First off, this pizza cost twelve dollars. That’s way more than we are normally comfortable paying for a major chain pizza. We like to get those $5.99 deals, or better yet, shop at a place like $5 Pizza and get a large pie for (you guessed it) five dollars. This is also a small pizza. It’s about three-quarters the size of a regular large pie, though we guess that’s just raw square surface area and the extra thickness of the crust makes up for that. For reference, the deep dish pizza at Little Caesars costs nine dollars. We could get a “Three Meat Treat” deep dish for the same price, where at Pizza Hut you only get pepperoni. We would never, ever get this pie for an everyday supper! I mean, at Little Caesars you can get the $5 lunch combo with four slices of deep dish and a soda!

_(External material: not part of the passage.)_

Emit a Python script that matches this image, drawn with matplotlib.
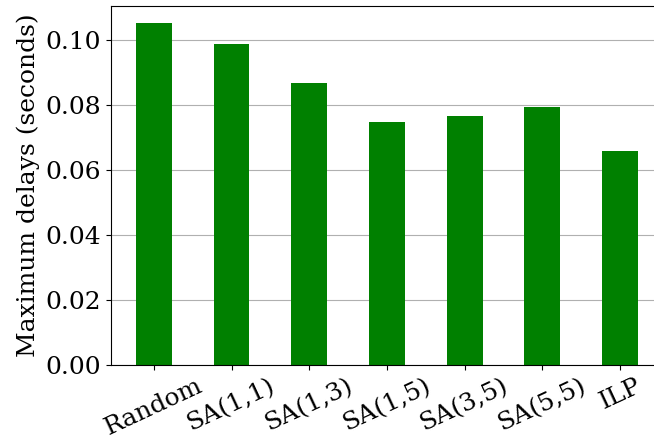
import matplotlib.pyplot as plt

methods = ["Random", "SA(1,1)", "SA(1,3)", "SA(1,5)", "SA(3,5)", "SA(5,5)", "ILP"]
max_delays = [0.1054, 0.0990, 0.0869, 0.0749, 0.0767, 0.0795, 0.0659]

plt.rcParams["font.family"] = "DejaVu Serif"
plt.rcParams["font.size"] = 18

fig = plt.figure(figsize=(6.54, 4.37), dpi=100)
ax = fig.add_axes([0.1697, 0.1648, 0.844, 0.822])

ax.bar(range(len(methods)), max_delays, width=0.46, color="green")
ax.set_xticks(range(len(methods)))
ax.set_xticklabels(methods, rotation=25, ha="center")
ax.set_ylabel("Maximum delays (seconds)")
ax.yaxis.grid(True)
ax.set_axisbelow(True)

fig.savefig("out.png", dpi=100)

The pizza is constructed in a different way from the norm. The cheese is directly on the crust, then on goes the pepperoni, then a big old spoonful of tomato sauce is ladled on top. Deep dish is almost always more sauce-forward than the regular kind of pizza. It’s too bad that Pizza Hut’s sauce was invented as a scam to sell more antacids. The pepperoni used in these pizzas is also different: it’s the “cup” kind of pepperoni that’s cut thicker allowing the slices to curl into little crispy bowls of grease. This works great with the sauce-on-top method, because the pepperoni cups collect the sauce and make little bombs of oil and tomato in your mouth.
The thing that makes Detroit style pizza so good is its crust. It’s a thick, chewy crust, baked in a square pan (according to legend it used to be baked in spare oil pans). Pizza Hut delivers on this front. The crust was perfectly crisp on the outside, chewy on the inside, and warm and fluffy throughout. Honestly, we really liked this pizza. It was an acid bomb, but in a good way. Combined directly with the pepperoni grease, the tomato sauce was more flavorful than usual, and the cheese being directly on the bread kept the crust springy and soft.
However, we wouldn’t get this pizza again. Yeah, we liked it a lot, but it’s really not worth that kind of price. We can get pizza just good enough at Little Caesars with half the indigestion. Why bother with Pizza Hut prices for Pizza Hut quality ‘za?
If there’s anything we can say, it’s that we’re really excited that Detroit-style pizza might be hitting the mainstream. We really wish it had been a different chain to be the second to this fad. At least Little Caesars is a real Detroit-based company.